Let’s keep those boders open. People gotta work ya know.
Just “popping” an O pill won’t do much. Crushing and snorting are the thing.
Another link for this article:
http://www.latimes.com/news/nation-and-world/la-me-blacktar14-2010feb14,0,674979.story
Here is an online link to stories from a small town in Massachusetts where several students died of overdoses of heroin.
http://southofboston.net/entreports/heroin/day1.html
Mark
This problem is in everyone’s back yard.
My son’s friend started with Oxy then went to Heroin. He tried to get my son to take him to score a brick of the big H. He wound up in jail, rehab and probation. Sad story. Needless to say, my son is forbidden to associate with him.
It’s happening to young people in their 20’s not just high school kids.
Parents, just when you thought you were out of the woods.
Keep your eyes and ears wide open!
heroin OD is an epidemic, more people than most can imagine have been and will be touched by this, and these murderers are deliberately targeting young people whose brain function of judgement is not matured
BTT
Herion is so linked to narcoterrorism that the US needs to get serious about penalties for dealing it. Make it worth no one’s while.

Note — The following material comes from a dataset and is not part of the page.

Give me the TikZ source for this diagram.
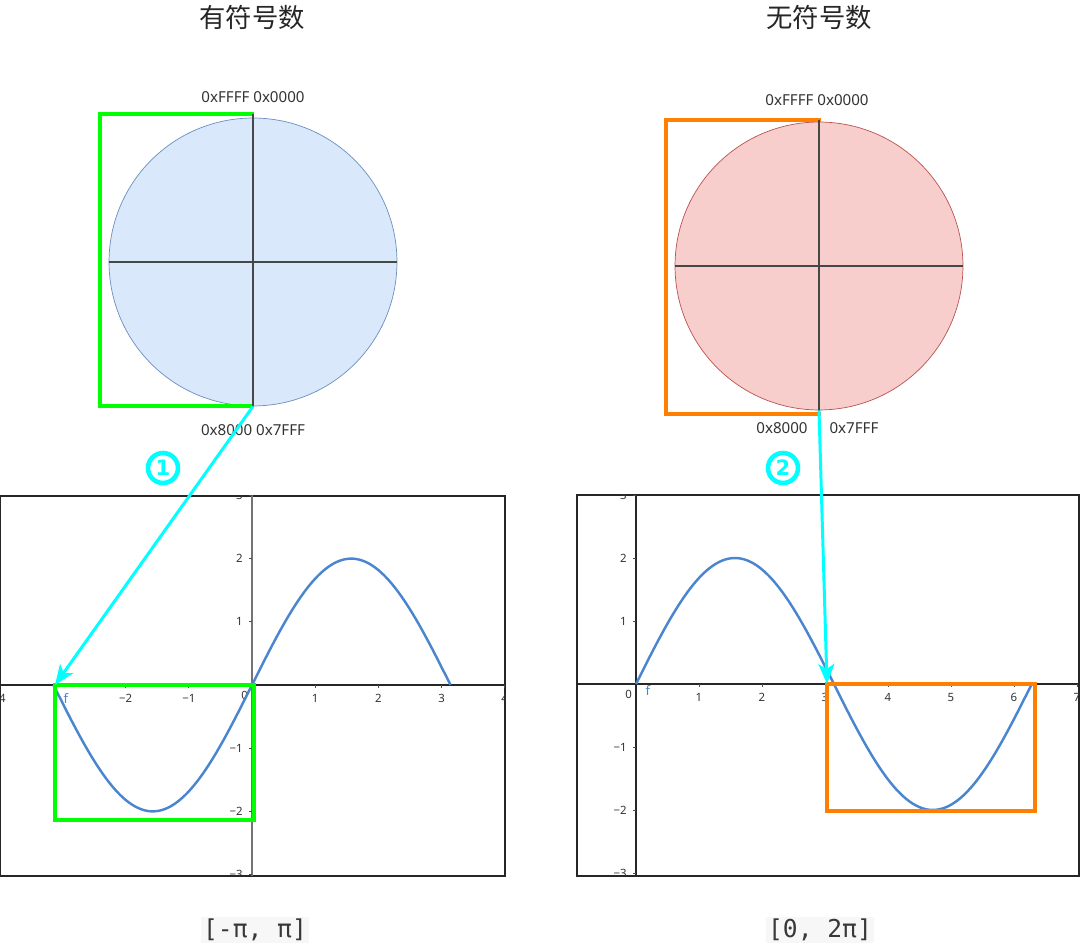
\documentclass[tikz,border=0pt]{standalone}
\usepackage{fontspec}
\setmainfont{Noto Sans}
\newfontfamily\cjk{Noto Sans CJK SC}
\newfontfamily\codefont{DejaVu Sans Mono}
\newfontfamily\markfont{DejaVu Sans}
\usetikzlibrary{arrows.meta}
\definecolor{sigfill}{HTML}{DAE8FC}
\definecolor{sigline}{HTML}{6C8EBF}
\definecolor{unsfill}{HTML}{F8CECC}
\definecolor{unsline}{HTML}{B85450}
\definecolor{boxgreen}{HTML}{00FF00}
\definecolor{boxorange}{HTML}{FF8000}
\definecolor{linkcyan}{HTML}{00FFFF}
\definecolor{curveblue}{HTML}{4A86D0}
\definecolor{labelgray}{HTML}{333333}
\tikzset{
  titletext/.style={font=\cjk\fontsize{15}{18}\selectfont, text=black!85},
  hexlabel/.style={font=\fontsize{8.6}{10}\selectfont, text=labelgray},
  wheel/.style={circle, minimum size=5.76cm, inner sep=0pt},
  crossline/.style={draw=black!72, line width=0.6pt},
  rangebox/.style={line width=2.6pt},
  linkarrow/.style={draw=linkcyan, line width=1.7pt, -{Stealth[length=0.4cm, width=0.32cm, inset=0.1cm]}},
  stepmark/.style={circle, draw=linkcyan, line width=2.6pt, text=linkcyan,
    minimum size=0.6cm, inner sep=0pt, font=\markfont\bfseries\fontsize{12}{13}\selectfont},
  plotframe/.style={draw=black!85, line width=0.6pt},
  xaxis/.style={draw=black!85, line width=1.2pt},
  yaxis/.style={draw=black!55, line width=0.9pt},
  ticklabel/.style={font=\fontsize{6.5}{7}\selectfont, text=labelgray},
  sinecurve/.style={draw=curveblue, line width=1.4pt},
  fname/.style={font=\fontsize{7.5}{8}\selectfont, text=curveblue},
  rangetext/.style={font=\codefont\fontsize{14}{16}\selectfont, text=black!78, fill=black!3, inner sep=1pt}
}
\begin{document}
\begin{tikzpicture}[x=0.02cm, y=-0.02cm]
\useasboundingbox (0,0) rectangle (1080,949);
% titles
\path   node[titletext] (T1) at (252,17) {有符号数}
        node[titletext] (T2) at (819,17) {无符号数};
% the two wheels
\path   node[wheel, draw=sigline, fill=sigfill] (C1) at (253,262) {}
        node[wheel, draw=unsline, fill=unsfill] (C2) at (819,266) {};
\draw[rangebox, boxgreen] (254,114) -- (100,114) -- (100,406) -- (254,406);
\draw[rangebox, boxorange] (821,120) -- (666,120) -- (666,414) -- (821,414);
\draw[crossline] (253,114) -- (C1.south);
\draw[crossline] (C1.west) -- (C1.east);
\draw[crossline] (819,120) -- (819,414);
\draw[crossline] (C2.west) -- (C2.east);
\path   node[hexlabel] (H1) at (253,97) {0xFFFF 0x0000}
        node[hexlabel] (H2) at (253,430) {0x8000 0x7FFF}
        node[hexlabel] (H3) at (817,100) {0xFFFF 0x0000}
        node[hexlabel] (H4) at (782,428) {0x8000}
        node[hexlabel] (H5) at (854,428) {0x7FFF};
% left plot, 2 sin x on [-pi, pi]
\draw[plotframe] (0,496) rectangle (505,876);
\begin{scope}
  \clip (0,496) rectangle (505,876);
  \begin{scope}[shift={(252,685)}, x=1.264cm, y=1.264cm]
    \draw[yaxis] (0,-3.2) -- (0,3.2);
    \draw[xaxis] (-4.2,0) -- (4.2,0);
    \foreach \i/\t in {-4/−4,-2/−2,-1/−1,1/1,2/2,3/3,4/4}
      \draw[black!70] (\i,0) -- (\i,-0.05) node[ticklabel, below=0pt] {\t};
    \node[ticklabel, anchor=north east, inner sep=1pt] at (-0.03,-0.06) {0};
    \foreach \i/\t in {-3/−3,-2/−2,-1/−1,1/1,2/2,3/3}
      \draw[black!70] (0,\i) -- (-0.05,\i) node[ticklabel, left=0pt] {\t};
    \draw[sinecurve] plot[domain=-pi:pi, samples=90, smooth] (\x, {2*sin(\x r)});
  \end{scope}
\end{scope}
\node[fname] (F1) at (66,698) {f};
% right plot, 2 sin x on [0, 2pi]
\draw[plotframe] (577,495) rectangle (1079,876);
\begin{scope}
  \clip (577,495) rectangle (1079,876);
  \begin{scope}[shift={(636,684)}, x=1.26cm, y=1.26cm]
    \draw[yaxis, black!85, line width=0.6pt] (0,-3.2) -- (0,3.2);
    \draw[xaxis] (-1.2,0) -- (7.2,0);
    \foreach \i/\t in {-1/−1,1/1,2/2,3/3,4/4,5/5,6/6,7/7}
      \draw[black!70] (\i,0) -- (\i,-0.05) node[ticklabel, below=0pt] {\t};
    \node[ticklabel, anchor=north east, inner sep=1pt] at (-0.03,-0.06) {0};
    \foreach \i/\t in {-3/−3,-2/−2,-1/−1,1/1,2/2,3/3}
      \draw[black!70] (0,\i) -- (-0.05,\i) node[ticklabel, left=0pt] {\t};
    \draw[sinecurve] plot[domain=0:2*pi, samples=90, smooth] (\x, {2*sin(\x r)});
  \end{scope}
\end{scope}
\node[fname] (F2) at (648,690) {f};
\draw[rangebox, boxgreen] (55,685) rectangle (254,820);
\draw[rangebox, boxorange] (827,684) rectangle (1035,811);
% links from the wheels to the plots
\coordinate (P1) at (55,685);
\coordinate (P2) at (827,684);
\draw[linkarrow] (C1.south) -- (P1);
\draw[linkarrow] (C2.south) -- (P2);
\path   node[stepmark] (S1) at (163,468) {1}
        node[stepmark] (S2) at (783,468) {2};
% ranges
\path   node[rangetext] (R1) at (255,930) {[-π, π]}
        node[rangetext] (R2) at (820,930) {[0, 2π]};
\end{tikzpicture}
\end{document}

“Famly values don’t stop a the Rio Grande.”
This is real nasty business and specifically targeting white middle class. The Mexicans are on a bold, out in the open, lawless spree in this country. Who will stop them?
Xalisco bosses have avoided the nation's largest cities with established heroin organizations. Instead, using Southern California and Phoenix as staging areas, they have established networks in Salt Lake City; Reno; Boise, Idaho; Indianapolis; Nashville; and Myrtle Beach, S.C., among other places. From those cities, their heroin -- called black tar because it's sticky and dark -- has made its way into suburbs and small towns.